Taki Taki

My Swiss Shangri-La

[Photo: Ziga Plahutar]


As everyone knows, snobbery is nothing but bad manners passing itself off as good taste. Past American society dames were terrible snobs, until they met their French and British counterparts, who put them in their place. I’m not going to mention any names because most of them are dead, but looking around me up here in the Alps I’ve seen some new horrors, money snobs who promise to make the older type look like nuns.

Mind you, I’m quite snobby myself when it comes to nouveaux riches with bad manners. As Yogi Berra remarked: ‘You can observe a lot just by watching.’ What I see here in Gstaad is a classless society, where the locals are proud to be called peasants while new arrivals feel confused at the lack of an upside-down social structure. This is good old Helvetia, where a farmer is more appreciated than a banker, and I particularly like it in the summer when the wife cuts the grass while the hubby rides the tractor. The richest local is a friend of mine, and he got started as a ski instructor. He also conquered Everest, but has remained the same – unassuming as hell and as pleasant as he was when he was teaching spoiled brats how to turn around a mogul.

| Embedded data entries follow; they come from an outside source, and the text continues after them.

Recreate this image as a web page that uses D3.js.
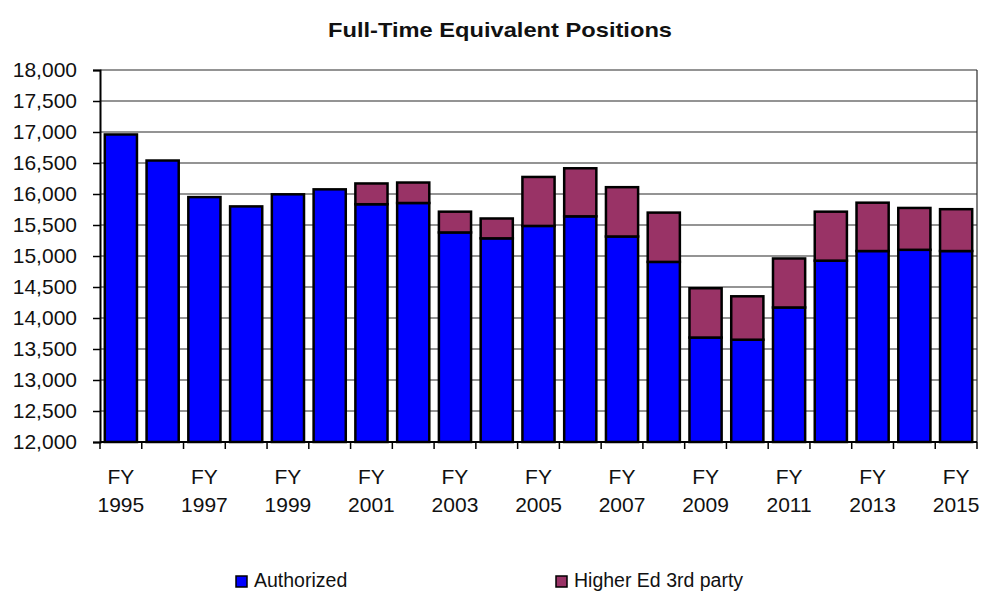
<!DOCTYPE html>
<html>
<head>
<meta charset="utf-8">
<script src="https://cdn.jsdelivr.net/npm/d3@7"></script>
<style>
  body { margin: 0; background: #fff; }
  text { font-family: "Liberation Sans", Arial, sans-serif; fill: #111; }
</style>
</head>
<body>
<script>
// chart data
var years = d3.range(1995, 2016);
var authorized = [16960, 16540, 15950, 15800, 15995, 16075, 15835, 15855, 15380, 15285,
                  15485, 15640, 15315, 14905, 13685, 13650, 14170, 14925, 15080, 15100, 15080];
var higherEd = [0, 0, 0, 0, 0, 0, 335, 330, 335, 320,
                790, 775, 795, 795, 795, 700, 790, 790, 780, 675, 675];
var yTicks = d3.range(12000, 18001, 500);
var seriesNames = ["Authorized", "Higher Ed 3rd party"];
var colors = ["#0000ff", "#993366"];

var width = 982, height = 592;
var plotLeft = 100, plotRight = 977, plotTop = 70, plotBottom = 442;

var svg = d3.select("body").append("svg")
    .attr("width", width)
    .attr("height", height);

var x = d3.scaleBand()
    .domain(years)
    .range([plotLeft, plotRight])
    .paddingInner(0.23)
    .paddingOuter(0.115);

var y = d3.scaleLinear()
    .domain([12000, 18000])
    .range([plotBottom, plotTop]);

// title
svg.append("text")
    .attr("x", 500)
    .attr("y", 37)
    .attr("text-anchor", "middle")
    .attr("font-weight", "bold")
    .attr("font-size", 21)
    .attr("textLength", 344)
    .attr("lengthAdjust", "spacingAndGlyphs")
    .text("Full-Time Equivalent Positions");

// gridlines
svg.append("g")
    .selectAll("line")
    .data(yTicks)
    .enter().append("line")
    .attr("x1", plotLeft)
    .attr("x2", plotRight)
    .attr("y1", function(d) { return y(d); })
    .attr("y2", function(d) { return y(d); })
    .attr("stroke", "#2a2a2a")
    .attr("stroke-width", 1.2);

// right border
svg.append("line")
    .attr("x1", plotRight).attr("x2", plotRight)
    .attr("y1", plotTop).attr("y2", plotBottom)
    .attr("stroke", "#2a2a2a").attr("stroke-width", 1.2);

// stacked bars
var stackData = years.map(function(yr, i) {
    return { year: yr, a: authorized[i], h: higherEd[i] };
});
var stack = d3.stack().keys(["a", "h"]);
var layers = stack(stackData);

svg.append("g")
    .selectAll("g")
    .data(layers)
    .enter().append("g")
    .attr("fill", function(d, i) { return colors[i]; })
    .selectAll("rect")
    .data(function(d) { return d.filter(function(p) { return p[1] > p[0]; }); })
    .enter().append("rect")
    .attr("x", function(d) { return x(d.data.year); })
    .attr("width", x.bandwidth())
    .attr("y", function(d) { return y(Math.max(d[1], 12000)); })
    .attr("height", function(d) { return y(Math.max(d[0], 12000)) - y(d[1]); })
    .attr("stroke", "#000")
    .attr("stroke-width", 2.5);

// y axis
var yAxis = svg.append("g")
    .attr("transform", "translate(" + plotLeft + ",0)")
    .call(d3.axisLeft(y).tickValues(yTicks).tickSize(7).tickPadding(16)
        .tickFormat(d3.format(",")));
yAxis.select(".domain").attr("stroke", "#000").attr("stroke-width", 2);
yAxis.selectAll(".tick line").attr("stroke", "#000").attr("stroke-width", 1.5);
yAxis.selectAll("text").attr("font-size", 21).attr("fill", "#111")
    .attr("font-family", "Liberation Sans, Arial, sans-serif");

// x axis: ticks at band boundaries
var step = x.step();
var boundaries = d3.range(years.length + 1).map(function(i) { return plotLeft + i * step; });
svg.append("line")
    .attr("x1", plotLeft).attr("x2", plotRight)
    .attr("y1", plotBottom).attr("y2", plotBottom)
    .attr("stroke", "#000").attr("stroke-width", 2);
svg.append("g")
    .selectAll("line")
    .data(boundaries)
    .enter().append("line")
    .attr("x1", function(d) { return d; })
    .attr("x2", function(d) { return d; })
    .attr("y1", plotBottom)
    .attr("y2", plotBottom + 7)
    .attr("stroke", "#000")
    .attr("stroke-width", 1.5);

var labelled = years.filter(function(d, i) { return i % 2 === 0; });
var xl = svg.append("g")
    .selectAll("text")
    .data(labelled)
    .enter().append("text")
    .attr("text-anchor", "middle")
    .attr("font-size", 21);
xl.append("tspan")
    .attr("x", function(d) { return x(d) + x.bandwidth() / 2; })
    .attr("y", 484)
    .text("FY");
xl.append("tspan")
    .attr("x", function(d) { return x(d) + x.bandwidth() / 2; })
    .attr("y", 512)
    .text(function(d) { return d; });

// legend
var legendX = [236, 556];
var legend = svg.append("g")
    .selectAll("g")
    .data(seriesNames)
    .enter().append("g")
    .attr("transform", function(d, i) { return "translate(" + legendX[i] + ",576)"; });
legend.append("rect")
    .attr("width", 11)
    .attr("height", 11)
    .attr("fill", function(d, i) { return colors[i]; })
    .attr("stroke", "#000")
    .attr("stroke-width", 1.5);
legend.append("text")
    .attr("x", 18)
    .attr("y", 11)
    .attr("font-size", 19.5)
    .text(function(d) { return d; });
</script>
</body>
</html>
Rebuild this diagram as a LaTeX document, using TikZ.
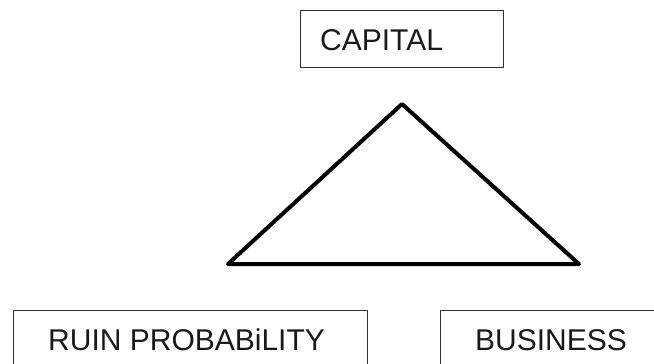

He also got me out of a jam when, 30 years ago, I decided to build the largest chalet in the region and had the architects drill a hole on a mountainside that could fit the village of Gstaad inside it. But I didn’t like the location, 15 klicks west of Gstaad, which meant 30 kilometres in the morning to lunch at the Eagle, and another 30 at night to go drinking at the GreenGo. After I’d changed my mind, the mess I had created was given a name, Taki’s Hole, and people would actually visit the place and say terrible things about it.